On one hand...you would not have met this couple without the catalyst friend(s), so there should be a measure of respect. But...how far do you take it? Should you tell your friend(s)your plans..if you take the NOYB stand and don't and they find out, will they think that you were hiding it from them or shunning them? If you tell them and in your heart you know that they are upset, will you cancel dinner with the newbies?

Interesting dilema. As adults I am pretty sure that we do not have exclusive rights over eachothers company. If I remember correctly only small children on the play ground should be fighting over who there best friend(s)are for any given day!

Last thoughts...I would think it important to just make sure that your original friends (if good ones) do not feel that they are being replaced!

Always a pleasure Tess, take care!

Alison

I have to agree with Lori -- we're not on the playground anymore, we're adults. The "I won't be friends with you if you're friends with him" rule doesn't apply. By all means, invite them to dinner. Have a good time. Personally, I'd be glad that you met someone at my party that you'd like to get together with again. Oh, wait, I'd have to have a party for that to happen. LOL

I vote go for it! :)

Leslie

Yes, I'd be happy that you liked my friends enough to hang out with them on your own.

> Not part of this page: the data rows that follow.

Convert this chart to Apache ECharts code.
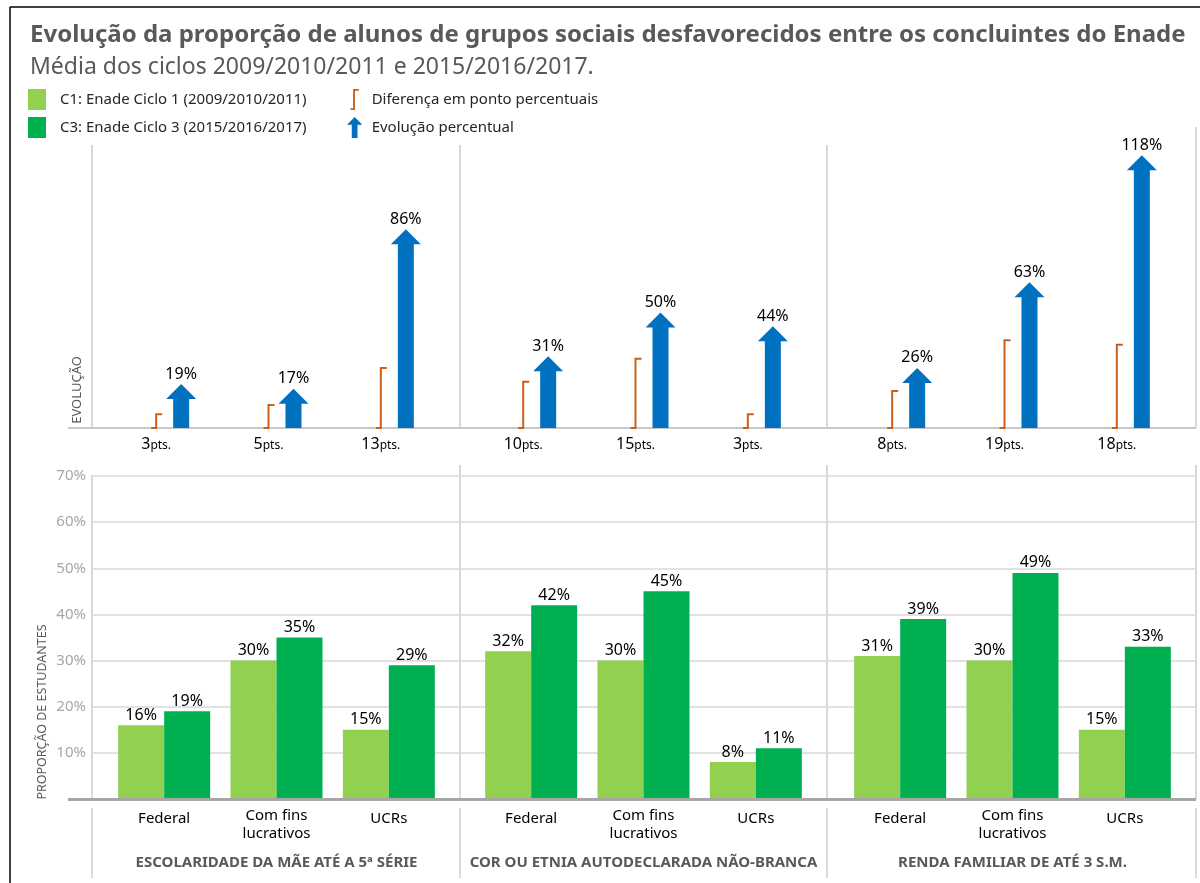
<!DOCTYPE html>
<html>
<head>
<meta charset="utf-8">
<script src="https://cdn.jsdelivr.net/npm/echarts@6/dist/echarts.min.js"></script>
<style>
html,body{margin:0;padding:0;background:#fff;}
#chart{width:1200px;height:883px;}
</style>
</head>
<body>
<div id="chart"></div>
<script>
// ---------- DATA ----------
const categories = ['Federal', 'Com fins\nlucrativos', 'UCRs'];
const groupNames = ['ESCOLARIDADE DA MÃE ATÉ A 5ª SÉRIE', 'COR OU ETNIA AUTODECLARADA NÃO-BRANCA', 'RENDA FAMILIAR DE ATÉ 3 S.M.'];
const seriesC1Name = 'C1: Enade Ciclo 1 (2009/2010/2011)';
const seriesC3Name = 'C3: Enade Ciclo 3 (2015/2016/2017)';
const diffName = 'Diferença em ponto percentuais';
const evolName = 'Evolução percentual';
const c1Values = [[16, 30, 15], [32, 30, 8], [31, 30, 15]];
const c3Values = [[19, 35, 29], [42, 45, 11], [39, 49, 33]];
const diffPts = [[3, 5, 13], [10, 15, 3], [8, 19, 18]];
const evolPct = [[19, 17, 86], [31, 50, 44], [26, 63, 118]];
const yMax = 70, yStep = 10;
const titleText = 'Evolução da proporção de alunos de grupos sociais desfavorecidos entre os concluintes do Enade';
const subtitleText = 'Média dos ciclos 2009/2010/2011 e 2015/2016/2017.';

// ---------- LAYOUT / STYLE ----------
const FONT = 'Noto Sans';
const C_LIGHT = '#92D050', C_DARK = '#00B050', C_BLUE = '#0070C0', C_ORANGE = '#C9601A';
const GREY_TXT = '#595959', LINE = '#d9d9d9';
const groupLeft = [108, 475, 844];
const groupWidth = 337;
const topTop = 139, topHeight = 289;      // baseline at 428
const botTop = 476, botHeight = 323;      // baseline at 799
const evoAxisMax = 125;

const chart = echarts.init(document.getElementById('chart'));

const grid = [], xAxis = [], yAxis = [], series = [];
for (let g = 0; g < 3; g++) {
  grid.push({left: groupLeft[g], top: topTop, width: groupWidth, height: topHeight});
}
grid.push({left: 92, top: botTop, width: 1104, height: botHeight});
for (let g = 0; g < 3; g++) {
  grid.push({left: groupLeft[g], top: botTop, width: groupWidth, height: botHeight});
}

for (let g = 0; g < 3; g++) {
  xAxis.push({type: 'category', gridIndex: g, data: categories, show: false});
}
xAxis.push({type: 'category', gridIndex: 3, data: [''], show: false});
for (let g = 0; g < 3; g++) {
  xAxis.push({
    type: 'category', gridIndex: 4 + g, data: categories,
    axisLine: {show: false}, axisTick: {show: false},
    axisLabel: {
      margin: 8, color: '#000', fontFamily: FONT, fontSize: 15, lineHeight: 18,
      formatter: v => v.indexOf('\n') >= 0 ? v : '{s|' + v + '}',
      rich: {s: {fontFamily: FONT, fontSize: 15, color: '#000', padding: [5, 0, 0, 0]}}
    },
    name: groupNames[g], nameLocation: 'middle', nameGap: 56,
    nameTextStyle: {fontFamily: FONT, fontSize: 15, fontWeight: 'bold', color: GREY_TXT}
  });
}

for (let g = 0; g < 3; g++) yAxis.push({type: 'value', gridIndex: g, min: 0, max: evoAxisMax, show: false});
for (let g = 0; g < 3; g++) yAxis.push({type: 'value', gridIndex: g, min: 0, max: evoAxisMax / 2, show: false});
yAxis.push({
  type: 'value', gridIndex: 3, min: 0, max: yMax, interval: yStep,
  axisLine: {show: true, lineStyle: {color: LINE, width: 2}},
  axisTick: {show: false},
  axisLabel: {color: '#a6a6a6', fontFamily: FONT, fontSize: 15, margin: 6,
    formatter: v => v === 0 ? '' : v + '%'},
  splitLine: {show: true, lineStyle: {color: LINE, width: 1.5}}
});
for (let g = 0; g < 3; g++) yAxis.push({type: 'value', gridIndex: 4 + g, min: 0, max: yMax, show: false});

function arrowRender(params, api) {
  const base = api.coord([api.value(0), 0]);
  const tip = api.coord([api.value(0), api.value(1)]);
  const cx = base[0] + 17, by = base[1], ty = tip[1];
  return {type: 'group', children: [
    {type: 'polygon', shape: {points: [[cx - 8, by], [cx - 8, ty + 15], [cx - 15, ty + 15], [cx, ty], [cx + 15, ty + 15], [cx + 8, ty + 15], [cx + 8, by]]},
     style: {fill: C_BLUE}},
    {type: 'text', x: cx, y: ty - 2,
     style: {text: api.value(1) + '%', fill: '#000', fontFamily: FONT, fontSize: 16, align: 'center', verticalAlign: 'bottom'}}
  ]};
}
function bracketRender(params, api) {
  const base = api.coord([api.value(0), 0]);
  const top = api.coord([api.value(0), api.value(1)]);
  const bx = base[0] - 8, by = base[1], ty = top[1];
  return {type: 'group', children: [
    {type: 'polyline', shape: {points: [[bx - 5, by], [bx, by], [bx, ty], [bx + 6, ty]]},
     style: {stroke: C_ORANGE, lineWidth: 2, fill: null}},
    {type: 'text', x: bx, y: by + 16,
     style: {text: '{a|' + api.value(1) + '}{b|pts.}', align: 'center', verticalAlign: 'middle',
       rich: {a: {fontFamily: FONT, fontSize: 16, color: '#000'}, b: {fontFamily: FONT, fontSize: 12, color: '#000', padding: [3, 0, 0, 0]}}}}
  ]};
}

for (let g = 0; g < 3; g++) {
  series.push({
    name: diffName, type: 'custom', xAxisIndex: g, yAxisIndex: 3 + g,
    itemStyle: {color: C_ORANGE}, renderItem: bracketRender,
    data: diffPts[g].map((v, i) => [i, v])
  });
  series.push({
    name: evolName, type: 'custom', xAxisIndex: g, yAxisIndex: g,
    itemStyle: {color: C_BLUE}, renderItem: arrowRender,
    data: evolPct[g].map((v, i) => [i, v])
  });
  const lbl = {show: true, position: 'top', distance: 2, formatter: '{c}%', color: '#000', fontFamily: FONT, fontSize: 16};
  series.push({
    name: seriesC1Name, type: 'bar', xAxisIndex: 4 + g, yAxisIndex: 7 + g,
    barWidth: 46, barGap: '0%', itemStyle: {color: C_LIGHT}, label: lbl, data: c1Values[g]
  });
  series.push({
    name: seriesC3Name, type: 'bar', xAxisIndex: 4 + g, yAxisIndex: 7 + g,
    barWidth: 46, barGap: '0%', itemStyle: {color: C_DARK}, label: lbl, data: c3Values[g]
  });
}

function vline(x, y1, y2) {
  return {type: 'line', shape: {x1: x, y1: y1, x2: x, y2: y2}, style: {stroke: LINE, lineWidth: 2}, z: 1};
}
const graphic = [
  {type: 'line', shape: {x1: 10, y1: 7, x2: 1200, y2: 7}, style: {stroke: '#000', lineWidth: 1.5}},
  {type: 'line', shape: {x1: 10, y1: 7, x2: 10, y2: 883}, style: {stroke: '#000', lineWidth: 1.5}},
  vline(92, 145, 428), vline(460, 145, 428), vline(827, 145, 428), vline(1196, 127, 428),
  {type: 'line', shape: {x1: 68, y1: 428, x2: 1196, y2: 428}, style: {stroke: '#c8c8c8', lineWidth: 2}, z: 1},
  vline(460, 465, 799), vline(827, 465, 799), vline(1196, 465, 799),
  vline(92, 808, 878), vline(460, 808, 878), vline(827, 808, 878), vline(1196, 808, 878),
  {type: 'line', shape: {x1: 68, y1: 799.5, x2: 1196, y2: 799.5}, style: {stroke: '#a6a6a6', lineWidth: 3}, z: 100},
  {type: 'text', x: 77, y: 390, rotation: Math.PI / 2,
   style: {text: 'EVOLUÇÃO', fill: GREY_TXT, fontFamily: FONT, fontSize: 13, align: 'center', verticalAlign: 'middle'}},
  {type: 'text', x: 42, y: 712, rotation: Math.PI / 2,
   style: {text: 'PROPORÇÃO DE ESTUDANTES', fill: GREY_TXT, fontFamily: FONT, fontSize: 12.5, align: 'center', verticalAlign: 'middle'}}
];

chart.setOption({
  animation: false,
  backgroundColor: '#fff',
  title: {
    text: titleText, subtext: subtitleText, left: 25, top: 18, itemGap: 9,
    textStyle: {fontFamily: FONT, fontSize: 24, fontWeight: 'bold', color: GREY_TXT},
    subtextStyle: {fontFamily: FONT, fontSize: 23, color: GREY_TXT}
  },
  legend: [
    {left: 28, top: 89, orient: 'vertical', itemWidth: 18, itemHeight: 21, itemGap: 7, icon: 'rect', padding: 0,
     data: [seriesC1Name, seriesC3Name],
     textStyle: {fontFamily: FONT, fontSize: 15, color: '#262626', padding: [0, 0, 0, 9]}},
    {left: 347, top: 89, orient: 'vertical', itemWidth: 16, itemHeight: 21, itemGap: 7, padding: 0,
     data: [
       {name: diffName, icon: 'path://M0,18.5 L2.5,18.5 L2.5,0 L8,0 L8,1.8 L4.3,1.8 L4.3,20.3 L0,20.3 Z'},
       {name: evolName, icon: 'path://M8,0 L16,8 L11,8 L11,22 L5,22 L5,8 L0,8 Z'}
     ],
     textStyle: {fontFamily: FONT, fontSize: 15, color: '#262626', padding: [0, 0, 0, 4]}}
  ],
  grid, xAxis, yAxis, series, graphic
});
</script>
</body>
</html>
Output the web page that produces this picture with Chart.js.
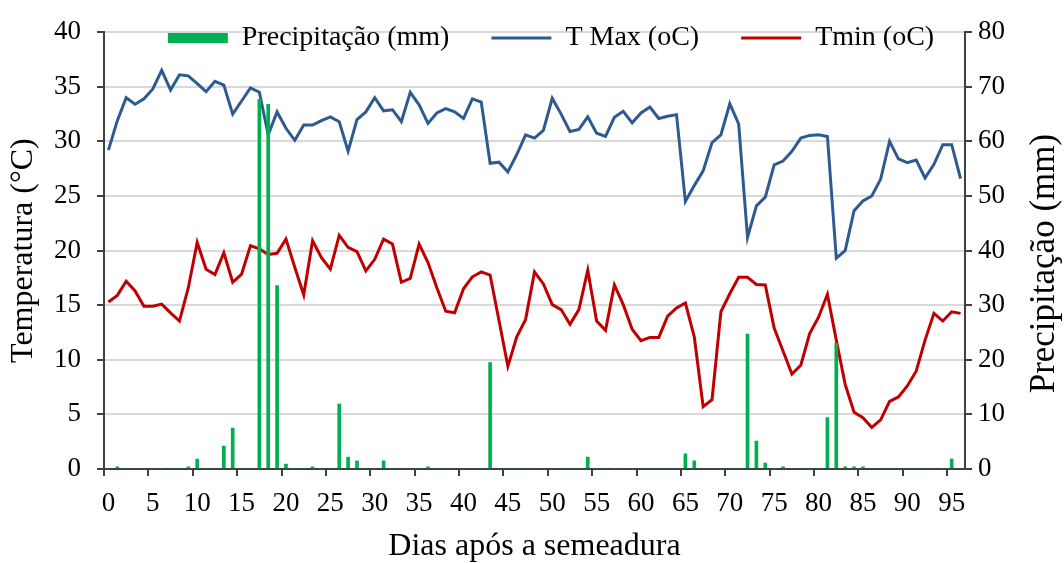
<!DOCTYPE html>
<html>
<head>
<meta charset="utf-8">
<script src="https://cdn.jsdelivr.net/npm/chart.js@4.4.1/dist/chart.umd.min.js"></script>
<style>
  html, body { margin: 0; padding: 0; background: #ffffff; }
  #wrap { width: 1064px; height: 563px; }
</style>
</head>
<body>
<div id="wrap"><canvas id="c" width="1064" height="563"></canvas></div>
<script>
// Days after sowing (0 .. 96)
const days = [
  '0','1','2','3','4','5','6','7','8','9',
  '10','11','12','13','14','15','16','17','18','19',
  '20','21','22','23','24','25','26','27','28','29',
  '30','31','32','33','34','35','36','37','38','39',
  '40','41','42','43','44','45','46','47','48','49',
  '50','51','52','53','54','55','56','57','58','59',
  '60','61','62','63','64','65','66','67','68','69',
  '70','71','72','73','74','75','76','77','78','79',
  '80','81','82','83','84','85','86','87','88','89',
  '90','91','92','93','94','95','96'
];

// Daily rainfall (mm)
const precipitacao = [
  0, 0.4, 0, 0, 0, 0, 0, 0, 0, 0.4,
  1.8, 0, 0, 4.2, 7.5, 0, 0, 67.7, 66.8, 33.6,
  0.9, 0, 0, 0.4, 0, 0, 11.9, 2.2, 1.5, 0,
  0, 1.5, 0, 0, 0, 0, 0.4, 0, 0, 0,
  0, 0, 0, 19.5, 0, 0, 0, 0, 0, 0,
  0, 0, 0, 0, 2.2, 0, 0, 0, 0, 0,
  0, 0, 0, 0, 0, 2.8, 1.5, 0, 0, 0,
  0, 0, 24.7, 5.1, 1.1, 0, 0.4, 0, 0, 0,
  0, 9.4, 23, 0.4, 0.4, 0.4, 0, 0, 0, 0,
  0, 0, 0, 0, 0, 1.8, 0
];

// Daily maximum temperature (°C)
const tMax = [
  29.2, 31.9, 34.0, 33.4, 33.9, 34.8, 36.5, 34.7, 36.1, 36.0,
  35.3, 34.55, 35.5, 35.15, 32.5, 33.7, 34.9, 34.5, 30.6, 32.7,
  31.2, 30.1, 31.5, 31.5, 31.9, 32.25, 31.8, 29.1, 32.0, 32.7,
  34.0, 32.8, 32.9, 31.8, 34.5, 33.35, 31.65, 32.6, 33.0, 32.7,
  32.1, 33.9, 33.6, 28.0, 28.1, 27.2, 28.8, 30.6, 30.3, 31.0,
  33.95, 32.5, 30.9, 31.1, 32.25, 30.75, 30.45, 32.2, 32.75, 31.7,
  32.6, 33.15, 32.1, 32.3, 32.45, 24.5, 25.95, 27.3, 29.9, 30.6,
  33.45, 31.6, 21.2, 24.1, 24.9, 27.85, 28.2, 29.1, 30.3, 30.55,
  30.6, 30.45, 19.3, 20.0, 23.65, 24.55, 25.0, 26.55, 30.0, 28.4,
  28.05, 28.3, 26.65, 27.9, 29.7, 29.7, 26.6
];

// Daily minimum temperature (°C)
const tMin = [
  15.3, 15.9, 17.2, 16.3, 14.9, 14.9, 15.1, 14.3, 13.55, 16.6,
  20.75, 18.3, 17.8, 19.8, 17.1, 17.85, 20.45, 20.15, 19.65, 19.75,
  21.05, 18.45, 15.95, 20.9, 19.35, 18.3, 21.4, 20.3, 19.9, 18.15,
  19.2, 21.05, 20.6, 17.1, 17.45, 20.6, 18.9, 16.6, 14.45, 14.3,
  16.5, 17.6, 18.05, 17.75, 13.6, 9.4, 12.1, 13.7, 18.05, 16.95,
  15.05, 14.6, 13.25, 14.6, 18.2, 13.55, 12.7, 16.85, 15.05, 12.8,
  11.75, 12.05, 12.05, 14.0, 14.75, 15.2, 12.1, 5.7, 6.35, 14.4,
  16.05, 17.55, 17.55, 16.9, 16.85, 12.9, 10.8, 8.7, 9.5, 12.4,
  13.9, 16.0, 11.8, 7.75, 5.2, 4.7, 3.8, 4.5, 6.2, 6.6,
  7.6, 8.95, 11.8, 14.25, 13.55, 14.4, 14.25
];

const seriesLabels = ['Precipitação (mm)', 'T Max (oC)', 'Tmin (oC)'];
const axisTitles = { x: 'Dias após a semeadura', left: 'Temperatura (°C)', right: 'Precipitação (mm)' };

const SERIF = "'Liberation Serif', 'Times New Roman', serif";
const AXIS = '#404040';
const GREEN = '#00B050', BLUE = '#2E5A92', RED = '#C00000';

// Legend sits inside the plot, over the top gridline: it takes no layout space.
const insideLegend = {
  id: 'insideLegend',
  beforeLayout(chart) {
    const lg = chart.legend;
    if (lg && !lg._noSpace) {
      const fit = lg.fit;
      lg.fit = function () { fit.call(this); this._realHeight = this.height; this.height = 0; };
      lg._noSpace = true;
    }
  },
  afterLayout(chart) {
    const lg = chart.legend;
    if (!lg) return;
    lg.top = -18;
    lg.bottom = lg.top + (lg._realHeight || 120);
    lg.left += 19;
    lg.right += 19;
  }
};

// Secondary axis title, read bottom-to-top like the primary one.
const rightTitle = {
  id: 'rightTitle',
  afterDraw(chart) {
    const { ctx, chartArea } = chart;
    ctx.save();
    ctx.translate(1045, (chartArea.top + chartArea.bottom) / 2 + 13);
    ctx.rotate(-Math.PI / 2);
    ctx.font = '35px ' + SERIF;
    ctx.fillStyle = '#000';
    ctx.textAlign = 'center';
    ctx.textBaseline = 'middle';
    ctx.fillText(axisTitles.right, 0, 0);
    ctx.restore();
  }
};

new Chart(document.getElementById('c'), {
  data: {
    labels: days,
    datasets: [
      {
        type: 'bar',
        label: seriesLabels[0],
        data: precipitacao,
        yAxisID: 'y2',
        backgroundColor: GREEN,
        borderColor: GREEN,
        borderWidth: 0,
        barThickness: 3
      },
      {
        type: 'line',
        label: seriesLabels[1],
        data: tMax,
        yAxisID: 'y',
        borderColor: BLUE,
        backgroundColor: BLUE,
        borderWidth: 3,
        pointRadius: 0,
        tension: 0
      },
      {
        type: 'line',
        label: seriesLabels[2],
        data: tMin,
        yAxisID: 'y',
        borderColor: RED,
        backgroundColor: RED,
        borderWidth: 3,
        pointRadius: 0,
        tension: 0
      }
    ]
  },
  options: {
    responsive: false,
    animation: false,
    devicePixelRatio: 1,
    layout: { padding: { top: 27, left: 0, right: 0, bottom: 0 } },
    plugins: {
      tooltip: { enabled: false },
      legend: {
        display: true,
        position: 'top',
        labels: {
          usePointStyle: true,
          pointStyleWidth: 60,
          boxHeight: 10,
          padding: 42,
          color: '#000',
          font: { family: SERIF, size: 28 },
          generateLabels(chart) {
            return chart.data.datasets.map((ds, i) => ({
              text: ds.label,
              fillStyle: ds.backgroundColor,
              strokeStyle: ds.borderColor,
              lineWidth: ds.type === 'bar' ? 0 : 3,
              pointStyle: ds.type === 'bar' ? 'rect' : 'line',
              fontColor: '#000',
              hidden: false,
              datasetIndex: i
            }));
          }
        }
      }
    },
    scales: {
      x: {
        type: 'category',
        offset: true,
        afterFit(scale) { scale.height = 94; },
        grid: {
          offset: true,
          drawOnChartArea: false,
          drawTicks: true,
          tickLength: 7,
          lineWidth: 2,
          tickColor: ctx => (ctx.index % 5 === 0 ? AXIS : 'rgba(0,0,0,0)'),
          color: 'rgba(0,0,0,0)'
        },
        border: { display: true, color: AXIS, width: 2 },
        ticks: {
          autoSkip: false,
          maxRotation: 0,
          minRotation: 0,
          padding: 14,
          color: '#000',
          font: { family: SERIF, size: 27, lineHeight: 1 },
          callback(value, index) { return index % 5 === 0 ? this.getLabelForValue(value) : ''; }
        },
        title: {
          display: true,
          text: axisTitles.x,
          color: '#000',
          font: { family: SERIF, size: 32, lineHeight: 1 },
          padding: { top: 0, bottom: 0 }
        }
      },
      y: {
        type: 'linear',
        position: 'left',
        min: 0,
        max: 40,
        afterFit(scale) { scale.width = 104; },
        grid: {
          drawOnChartArea: true,
          tickLength: 7,
          lineWidth: 2,
          color: ctx => (ctx.tick && ctx.tick.value === 0 ? 'rgba(0,0,0,0)' : '#D9D9D9'),
          tickColor: AXIS
        },
        border: { display: true, color: AXIS, width: 2 },
        ticks: {
          stepSize: 5,
          padding: 16,
          color: '#000',
          font: { family: SERIF, size: 27 }
        },
        title: {
          display: true,
          text: axisTitles.left,
          color: '#000',
          font: { family: SERIF, size: 32, lineHeight: 1 },
          padding: { top: 8, bottom: 0 }
        }
      },
      y2: {
        type: 'linear',
        position: 'right',
        min: 0,
        max: 80,
        afterFit(scale) { scale.width = 99; },
        grid: {
          drawOnChartArea: false,
          tickLength: 7,
          lineWidth: 2,
          tickColor: AXIS
        },
        border: { display: true, color: AXIS, width: 2 },
        ticks: {
          stepSize: 10,
          padding: 6,
          color: '#000',
          font: { family: SERIF, size: 27 }
        }
      }
    }
  },
  plugins: [insideLegend, rightTitle]
});
</script>
</body>
</html>
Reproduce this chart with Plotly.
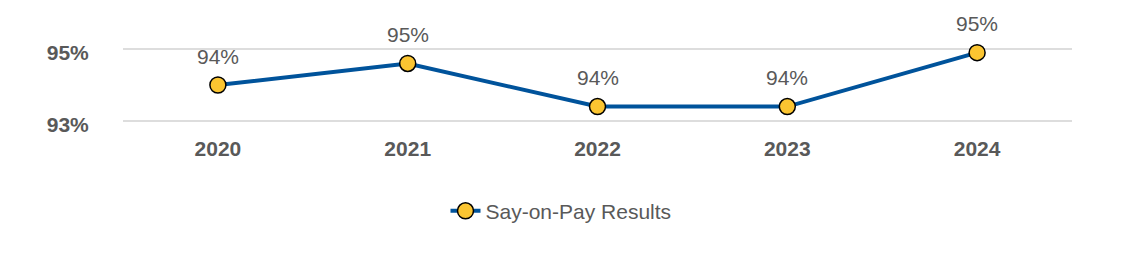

It sounds like your original friends threw a very successful party. Isn't that what parties are for? Meeting new people?

Karyn

We had this same problem. Met a great couple through mutual friends. Liked new couple more than old, but how to see them without offending?

Lucky for us the catalyst couple moved to the Arctic soon after, so we were free to fraternize at will with no fear of repercussions.

This solution probably won't work for you though, I am thinking...

Kim

Ohhhhh! We are facing this very dilemma. Our new couple are the very close friends of a couple that we share (read steal!) a common babysitter with. Babysitter likes our little darlings more (and who wouldn't??) and now their close friends have called for a dinner. Somehow I feel guilty! Their babysitter and now their friends?!? What's next????

joeinvegas

No dilemma, the couple in the middle were matchmakers, and should be proud that people they introduce get along well. That's what parties are for, for friends to get to know other friends.
Don't worry about it, call them. Somewhere along the line perhaps talk to the party giving person and thank them for introducing you.